Cultura

Quando la passione è il fiore e il coraggio il suo frutto

Quando la passione è il fiore e il coraggio il suo frutto

Libri «Matteotti dieci vite» è il nuovo libro di Vittorio Zincone sulla vita del deputato socialista, edito da Neri Pozza

Pubblicato 2 mesi faEdizione del 29 agosto 2024

Leggendo della vita di Giacomo Matteotti si apprende come l’audacia possa avere due origini differenti. Una, quella delle squadracce fasciste, delle camicie nere, di un certo patriottismo baldanzoso, è l’audacia dell’imposizione di sé – il «noi» del nazionalismo fascista. È godere della forza cieca della folla, del braccio che stritola, del bastone che picchia, dell’altro che soccombe. Un altro tipo di audacia, diametralmente opposta, è l’audacia della passione e, ancor più, della cura. Un’audacia diversa e più vera, dalla mano tremante che pure mira a difendere: l’audacia del custode, della madre, dell’amante, di chi non è privo di dubbi. Il primo tipo di audacia, che è in realtà solamente spavalderia, è ciò che ha ucciso Giacomo Matteotti. Il secondo, che è invece la sostanza del vero coraggio, è ciò che di Giacomo Matteotti soprattutto si deve ricordare.
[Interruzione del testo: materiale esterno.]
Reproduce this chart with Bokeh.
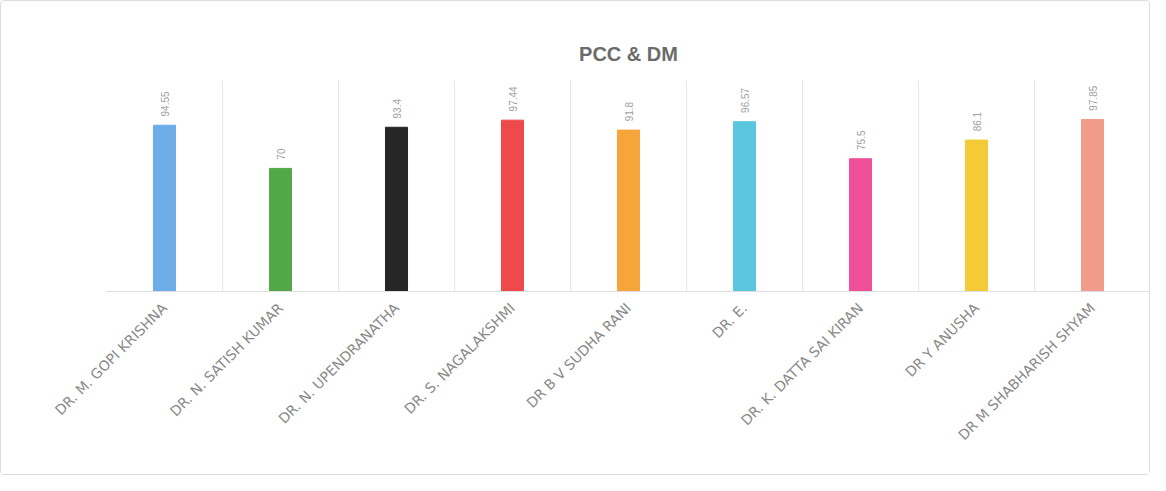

UNA TALE CURA verso ciò a cui si tiene, che sia la povera gente del Polesine o la persona amata, emerge in maniera lampante dal libro di Vittorio Zincone Matteotti dieci vite (pp. 318, euro 20), edito da Neri pozza nel centenario dell’assassinio del deputato del Partito Socialista Unitario. Affiora nella vita di un uomo che, nonostante i successi politici, la vivissima intelligenza, la grande cultura, sapeva scrivere alla donna di cui era innamorato: «Ho paura, ho tanta paura, Velia cara! Di non saperle voler bene, di non saperla amare». «Ma lei è un ragazzo!» rispondeva Velia, forse sorpresa e divertita di fronte all’eccessiva sensibilità di quell’uomo di quasi trent’anni, di cinque anni più grande di lei.
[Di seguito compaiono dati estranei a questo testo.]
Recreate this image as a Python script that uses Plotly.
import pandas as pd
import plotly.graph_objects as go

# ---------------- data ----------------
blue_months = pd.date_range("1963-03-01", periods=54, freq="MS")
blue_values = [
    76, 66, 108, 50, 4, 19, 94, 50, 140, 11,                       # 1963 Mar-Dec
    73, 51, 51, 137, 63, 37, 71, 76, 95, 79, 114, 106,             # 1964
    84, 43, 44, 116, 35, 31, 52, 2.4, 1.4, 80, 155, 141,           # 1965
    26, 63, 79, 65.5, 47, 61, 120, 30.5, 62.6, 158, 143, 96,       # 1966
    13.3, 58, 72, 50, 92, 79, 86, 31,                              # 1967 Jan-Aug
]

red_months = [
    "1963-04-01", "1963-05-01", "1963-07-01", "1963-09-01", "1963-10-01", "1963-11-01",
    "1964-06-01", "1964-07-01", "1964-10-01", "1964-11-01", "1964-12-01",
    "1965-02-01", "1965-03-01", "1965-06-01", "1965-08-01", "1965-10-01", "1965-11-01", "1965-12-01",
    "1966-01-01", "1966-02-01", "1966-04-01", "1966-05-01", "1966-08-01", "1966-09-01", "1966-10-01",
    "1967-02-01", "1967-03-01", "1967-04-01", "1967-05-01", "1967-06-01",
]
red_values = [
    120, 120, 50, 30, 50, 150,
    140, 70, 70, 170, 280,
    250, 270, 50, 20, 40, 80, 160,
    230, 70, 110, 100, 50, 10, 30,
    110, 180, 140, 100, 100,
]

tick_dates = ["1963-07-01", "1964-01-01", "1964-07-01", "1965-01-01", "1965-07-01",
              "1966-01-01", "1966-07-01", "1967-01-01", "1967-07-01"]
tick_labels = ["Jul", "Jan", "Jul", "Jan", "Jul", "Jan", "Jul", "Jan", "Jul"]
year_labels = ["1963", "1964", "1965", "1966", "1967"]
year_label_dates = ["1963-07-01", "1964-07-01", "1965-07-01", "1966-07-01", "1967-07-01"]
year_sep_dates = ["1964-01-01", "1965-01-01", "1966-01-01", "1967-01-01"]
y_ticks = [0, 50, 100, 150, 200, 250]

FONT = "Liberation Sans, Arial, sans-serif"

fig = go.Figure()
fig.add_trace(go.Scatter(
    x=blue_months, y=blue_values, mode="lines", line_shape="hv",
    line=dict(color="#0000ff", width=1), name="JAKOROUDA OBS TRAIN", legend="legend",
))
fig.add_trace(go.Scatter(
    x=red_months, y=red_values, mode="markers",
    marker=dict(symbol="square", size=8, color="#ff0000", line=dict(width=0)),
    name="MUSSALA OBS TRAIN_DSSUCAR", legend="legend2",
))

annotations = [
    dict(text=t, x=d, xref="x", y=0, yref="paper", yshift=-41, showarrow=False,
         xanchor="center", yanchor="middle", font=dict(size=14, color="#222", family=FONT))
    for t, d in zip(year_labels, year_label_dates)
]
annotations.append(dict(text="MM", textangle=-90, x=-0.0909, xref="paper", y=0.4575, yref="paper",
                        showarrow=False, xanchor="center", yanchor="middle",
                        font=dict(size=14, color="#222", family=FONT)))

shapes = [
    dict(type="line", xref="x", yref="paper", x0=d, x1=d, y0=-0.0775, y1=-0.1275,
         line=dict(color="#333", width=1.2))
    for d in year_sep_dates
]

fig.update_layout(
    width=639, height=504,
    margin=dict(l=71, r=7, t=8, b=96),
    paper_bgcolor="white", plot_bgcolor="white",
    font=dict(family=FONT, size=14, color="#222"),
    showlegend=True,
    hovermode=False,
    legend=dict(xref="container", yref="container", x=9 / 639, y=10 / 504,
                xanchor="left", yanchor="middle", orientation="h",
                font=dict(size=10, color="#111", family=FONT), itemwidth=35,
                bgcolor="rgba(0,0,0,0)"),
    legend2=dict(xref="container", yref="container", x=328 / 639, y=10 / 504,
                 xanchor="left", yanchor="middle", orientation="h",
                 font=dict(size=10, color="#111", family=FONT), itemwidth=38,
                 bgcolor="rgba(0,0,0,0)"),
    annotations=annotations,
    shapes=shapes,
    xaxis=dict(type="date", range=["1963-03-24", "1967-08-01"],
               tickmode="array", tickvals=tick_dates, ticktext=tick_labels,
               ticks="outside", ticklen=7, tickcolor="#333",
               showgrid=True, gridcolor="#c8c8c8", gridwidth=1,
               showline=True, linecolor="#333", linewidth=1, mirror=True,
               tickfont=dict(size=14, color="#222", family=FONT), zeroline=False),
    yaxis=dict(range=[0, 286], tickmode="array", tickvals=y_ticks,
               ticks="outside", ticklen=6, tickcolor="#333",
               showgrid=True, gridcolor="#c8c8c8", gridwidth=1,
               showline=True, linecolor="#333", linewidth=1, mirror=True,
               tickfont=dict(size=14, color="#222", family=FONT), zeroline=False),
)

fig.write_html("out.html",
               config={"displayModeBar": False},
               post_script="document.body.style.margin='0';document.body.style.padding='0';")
Insieme a questo lascito prezioso, Zincone restituisce nel suo libro tutta la portata della vita di Matteotti, troppo spesso appiattita a quel dieci giugno 1924 in cui venne ucciso. Al contrario, la vicenda esistenziale di Matteotti è la storia di un uomo irrequieto, che soffriva l’impossibilità di portare a termine tutti i suoi obiettivi e si doleva della distanza dalla famiglia. Un uomo che, sempre all’amata moglie Velia, non mancava di dire che per conciliare la bruciante passione sociale, l’amore per lei e lo studio avrebbe voluto avere «dieci vite; e una ne darei anche all’ozio, al sogno. Invece ho una vita sola – e non ho neppure la tua per raddoppiarla, anzi, forse ti ho ceduto io una parte della mia».
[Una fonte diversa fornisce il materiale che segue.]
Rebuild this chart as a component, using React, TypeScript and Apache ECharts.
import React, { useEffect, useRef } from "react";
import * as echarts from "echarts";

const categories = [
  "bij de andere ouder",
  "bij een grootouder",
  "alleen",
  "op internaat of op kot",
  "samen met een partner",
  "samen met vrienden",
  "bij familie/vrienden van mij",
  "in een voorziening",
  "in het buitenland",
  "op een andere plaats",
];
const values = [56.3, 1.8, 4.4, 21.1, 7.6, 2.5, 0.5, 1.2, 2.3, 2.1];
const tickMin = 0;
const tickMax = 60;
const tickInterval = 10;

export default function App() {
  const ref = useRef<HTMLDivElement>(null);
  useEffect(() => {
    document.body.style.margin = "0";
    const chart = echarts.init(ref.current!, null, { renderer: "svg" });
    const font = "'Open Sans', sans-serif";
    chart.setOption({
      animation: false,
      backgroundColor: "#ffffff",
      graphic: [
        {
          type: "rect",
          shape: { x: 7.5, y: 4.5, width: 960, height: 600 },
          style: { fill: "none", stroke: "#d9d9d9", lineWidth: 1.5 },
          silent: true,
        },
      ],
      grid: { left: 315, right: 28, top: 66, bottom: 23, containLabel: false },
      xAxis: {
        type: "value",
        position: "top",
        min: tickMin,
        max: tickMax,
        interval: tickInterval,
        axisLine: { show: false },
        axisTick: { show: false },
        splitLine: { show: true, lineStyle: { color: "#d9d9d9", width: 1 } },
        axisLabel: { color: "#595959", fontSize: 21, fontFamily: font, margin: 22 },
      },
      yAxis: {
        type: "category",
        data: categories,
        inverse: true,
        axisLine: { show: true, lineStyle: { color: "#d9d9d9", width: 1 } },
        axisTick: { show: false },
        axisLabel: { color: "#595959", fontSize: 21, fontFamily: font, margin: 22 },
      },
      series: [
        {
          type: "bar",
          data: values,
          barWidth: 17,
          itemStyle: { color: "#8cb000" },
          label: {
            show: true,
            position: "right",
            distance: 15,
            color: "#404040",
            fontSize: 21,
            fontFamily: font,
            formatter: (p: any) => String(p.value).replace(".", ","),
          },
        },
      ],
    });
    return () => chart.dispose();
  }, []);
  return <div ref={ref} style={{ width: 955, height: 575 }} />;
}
IN UN CERTO SENSO, parte della sua vita Matteotti riuscì a dedicarla al sogno. Il sogno socialista di un mondo più giusto, inseguito fin da giovanissimo. Lui, che era il figlio privilegiato di proprietari terrieri e per questo veniva spesso tacciato di ipocrisia, si mise fin da subito dalla parte dei braccianti, troppo spesso prevaricati dai padroni. Dalla provincia di Rovigo cominciò la sua carriera politica, culminata in parlamento negli anni subito successivi alla Grande Guerra. Grande Guerra alla quale Matteotti si oppose strenuamente fino a ottenersi l’esilio in Sicilia, già in quegli anni opponendosi per la prima volta alle idee di un altro socialista, Benito Mussolini.

Zincone intesse il suo libro, a metà fra il saggio storico e la non-fiction, attingendo direttamente dagli scritti di Matteotti. Le parole del deputato rodigino si avvicendano egregiamente a una narrazione efficace. Il risultato è la restituzione di un personaggio a tutto tondo, visto anche nelle sue pieghe nascoste: Matteotti è l’ardito deputato del Regno, ma anche il giovane che temeva di perdere i capelli, il padre affettuoso, l’amico fedele. Il resto della storia già si conosceva: un discorso in parlamento ostruito dalle urla dei fascisti, una funesta passeggiata sul lungo Tevere un pomeriggio di giugno, un’auto che si ferma di colpo e rapisce un uomo, un Paese sull’orlo di un abisso nero.